OH6: Even if defendant vetoed consent, PC would have led to a search warrant, so search still valid

Defendant stayed at his wife’s place, but he was not on the lease. His wife had the authority to consent. He did not clearly object to the search. And, even if his statement to his wife was an objection to consent arguably valid under Randolph, there was plenty of probable cause, and the police could have gotten a search warrant, and that means that a search warrant would have issued if sought. Therefore, the motion to suppress was properly denied. State v. Lampkin, 2010 Ohio 4934, 2010 Ohio App. LEXIS 4174 (6th Dist. October 8, 2010):

[*P75] In this case, evidence was presented at the suppression hearing that appellant’s wife and three children were the only residents listed on the application and approved to occupy the government subsidized home where the mask was found. Therefore, appellant was neither on the lease nor listed as a resident. As a result, his wife would have had the authority to give consent to the search, regardless of appellant’s objections. Moreover, the detective testified that appellant repeatedly stated to his wife, it’s “your home” and “you don’t have to let them search.” These statements indicate that appellant did not view the home as his own, even though he may have been staying there.
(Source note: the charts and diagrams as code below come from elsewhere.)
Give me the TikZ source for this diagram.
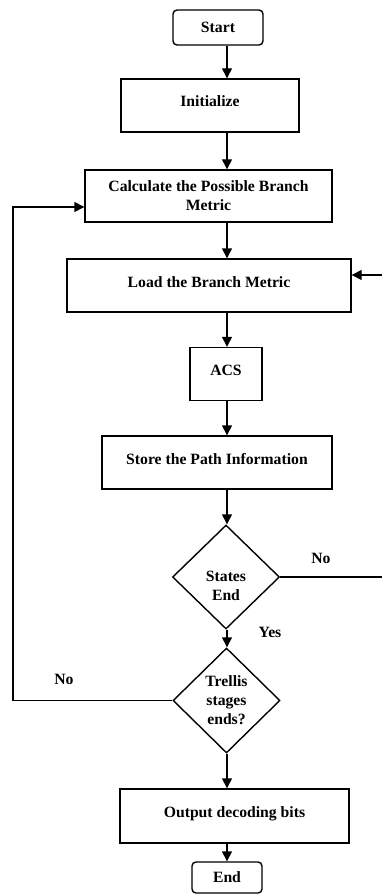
\documentclass[tikz,border=0pt]{standalone}
\usepackage{fontspec}
\setmainfont{Liberation Serif}
\usetikzlibrary{arrows.meta,shapes.geometric}

\begin{document}
\begin{tikzpicture}[x=1pt, y=-1pt, line width=1.4pt,
    every node/.style={font=\fontsize{15.7}{19}\selectfont\bfseries, inner sep=0pt},
    procbox/.style={draw, rectangle, minimum height=53pt, text height=28pt, text depth=25pt},
    termbox/.style={draw, rectangle, rounded corners=4pt},
    decbox/.style={draw, diamond, aspect=1, minimum width=107pt, minimum height=104pt, align=center},
    arr/.style={-{Triangle[length=10pt,width=10pt]}}]
\useasboundingbox (0,0) rectangle (382,896);
\clip (0,0) rectangle (382,896);
\node[termbox, minimum width=90pt, minimum height=35pt] (start) at (218,27.5) {Start};
\node[procbox, minimum width=178pt] (init) at (210,105.5) {Initialize};
\node[draw, minimum width=247pt, minimum height=52pt, align=center] (calc) at (208.5,196) {Calculate the Possible Branch\\Metric};
\node[procbox, minimum width=284pt] (load) at (209,285.5) {Load the Branch Metric};
\node[procbox, minimum width=72pt] (acs) at (226,374) {ACS};
\node[procbox, minimum width=230pt] (store) at (217,462.5) {Store the Path Information};
\node[decbox] (states) at (226,577) {\rule{0pt}{28pt}States\\End};
\node[decbox, minimum height=105pt] (trellis) at (226.5,700.5) {Trellis\\stages\\ends?};
\node[procbox, minimum width=229pt, minimum height=54pt] (output) at (234.5,816) {Output decoding bits};
\node[termbox, minimum width=70pt, minimum height=31pt] (stop) at (227,877.5) {End};
\coordinate (ax) at (227,0);
\foreach \a/\b in {start/init, init/calc, calc/load, load/acs, acs/store, store/states, states/trellis, trellis/output, output/stop}
  \draw[arr] (\a.south -| ax) -- (\b.north -| ax);
\coordinate (noR) at (392,275);
\coordinate (noL) at (13,207);
\draw[arr] (states.east) -| (noR) -- (noR -| load.east);
\draw[arr] (trellis.west) -| (noL) -- (noL -| calc.west);
\node (noRlbl) at (321,558) {No};
\node (yeslbl) at (270,632) {Yes};
\node (noLlbl) at (64,679) {No};
\end{tikzpicture}
\end{document}
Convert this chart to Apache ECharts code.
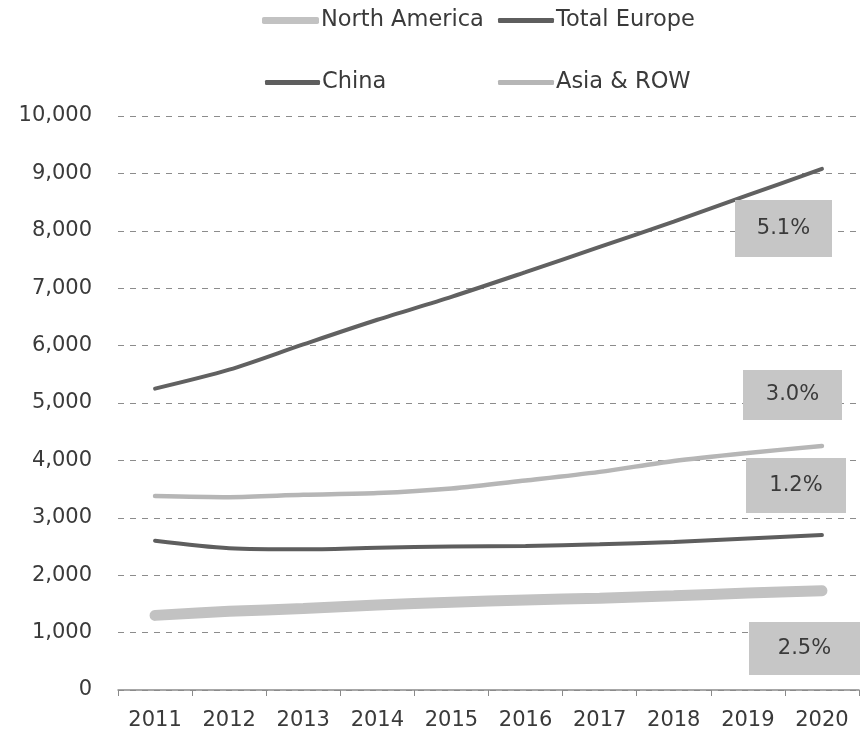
<!DOCTYPE html>
<html>
<head>
<meta charset="utf-8">
<script src="https://cdn.jsdelivr.net/npm/echarts@6/dist/echarts.min.js"></script>
<style>
  html, body { margin: 0; padding: 0; background: #ffffff; }
  #chart { width: 864px; height: 737px; }
</style>
</head>
<body>
<div id="chart"></div>
<script>
const years = ['2011','2012','2013','2014','2015','2016','2017','2018','2019','2020'];
const northAmerica = [1300, 1370, 1420, 1480, 1530, 1570, 1600, 1640, 1690, 1730];
const totalEurope  = [2600, 2470, 2450, 2480, 2500, 2510, 2540, 2580, 2640, 2700];
const china        = [5250, 5580, 6020, 6450, 6850, 7280, 7720, 8160, 8620, 9080];
const asiaRow      = [3380, 3360, 3400, 3430, 3510, 3650, 3800, 3990, 4130, 4250];
const yTicks = { min: 0, max: 10000, interval: 1000 };
const growthLabels = ['5.1%', '3.0%', '1.2%', '2.5%'];

const FONT = 'DejaVu Sans';
const TXT = '#3a3a3a';
const chart = echarts.init(document.getElementById('chart'), null, { renderer: 'canvas' });

function leg(name, left, top, w, h, color) {
  return {
    data: [{ name: name, icon: 'roundRect', itemStyle: { color: color } }],
    left: left, top: top, itemWidth: w, itemHeight: h, itemGap: 0,
    padding: 0, selectedMode: false,
    textStyle: { fontFamily: FONT, fontSize: 22.5, color: TXT, padding: [0, 0, 0, -3] }
  };
}

const boxes = [
  { x: 735, y: 200, w: 97,  h: 57, t: growthLabels[0] },
  { x: 743, y: 370, w: 99,  h: 50, t: growthLabels[1] },
  { x: 746, y: 458, w: 100, h: 55, t: growthLabels[2] },
  { x: 749, y: 622, w: 111, h: 53, t: growthLabels[3] }
];
const graphics = [];
boxes.forEach(b => {
  graphics.push({ type: 'rect', z: 100, shape: { x: b.x, y: b.y, width: b.w, height: b.h }, style: { fill: '#c6c6c6' } });
  graphics.push({ type: 'text', z: 101, x: b.x + b.w / 2, y: b.y + b.h / 2,
    style: { text: b.t, fill: TXT, font: '21px "' + FONT + '"', textAlign: 'center', textVerticalAlign: 'middle' } });
});

const option = {
  backgroundColor: '#ffffff',
  animation: false,
  legend: [
    leg('North America', 262, 9, 57, 7, '#c2c2c2'),
    leg('Total Europe', 498, 9, 56, 5, '#5e5e5e'),
    leg('China', 265, 71, 55, 5, '#5e5e5e'),
    leg('Asia & ROW', 498, 71, 56, 5, '#b6b6b6')
  ],
  grid: { left: 118, right: 5, top: 116, bottom: 47, containLabel: false },
  xAxis: {
    type: 'category',
    data: years,
    boundaryGap: true,
    axisLine: { show: true, lineStyle: { color: '#8a8a8a', width: 1.5 } },
    axisTick: { show: true, length: 6, lineStyle: { color: '#8a8a8a' } },
    axisLabel: { fontFamily: FONT, fontSize: 21, color: TXT, margin: 20 }
  },
  yAxis: {
    type: 'value',
    min: yTicks.min, max: yTicks.max, interval: yTicks.interval,
    axisLine: { show: false },
    axisTick: { show: false },
    axisLabel: {
      fontFamily: FONT, fontSize: 21, color: TXT, margin: 26,
      formatter: v => v.toLocaleString('en-US')
    },
    splitLine: { show: true, lineStyle: { color: '#8c8c8c', type: [6, 6], width: 1 } }
  },
  series: [
    { name: 'North America', type: 'line', data: northAmerica, smooth: 0.3, symbol: 'none',
      lineStyle: { color: '#c2c2c2', width: 11, cap: 'round' }, itemStyle: { color: '#c2c2c2' }, z: 3 },
    { name: 'Total Europe', type: 'line', data: totalEurope, smooth: 0.3, symbol: 'none',
      lineStyle: { color: '#5e5e5e', width: 4, cap: 'round' }, itemStyle: { color: '#5e5e5e' }, z: 3 },
    { name: 'China', type: 'line', data: china, smooth: 0.3, symbol: 'none',
      lineStyle: { color: '#616161', width: 4, cap: 'round' }, itemStyle: { color: '#616161' }, z: 3 },
    { name: 'Asia & ROW', type: 'line', data: asiaRow, smooth: 0.3, symbol: 'none',
      lineStyle: { color: '#b6b6b6', width: 4.5, cap: 'round' }, itemStyle: { color: '#b6b6b6' }, z: 3 }
  ],
  graphic: graphics
};
chart.setOption(option);
</script>
</body>
</html>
[*P76] Even presuming, arguendo, that appellant was living with his wife and did have authority as a co-tenant, we conclude that the evidence was still admissible. Appellant was physically present at the residence and his comments could be construed as an objection to the search consented to by his wife. Thus, under Georgia v. Randolph, supra, it is arguable that his Fourth Amendment rights were violated by the subsequent warrantless search and seizure of the mask from the bedroom. Nevertheless, prior to the search, appellant had been identified as one of the assailants by the victim and was placed under arrest shortly after the police entered the home. Since the police had probable cause and could have gotten a warrant and conducted the search of the home without appellant’s consent, the evidence was admissible under the inevitable discovery doctrine. Therefore, appellant’s motion to suppress the mask and its wrapper was properly denied.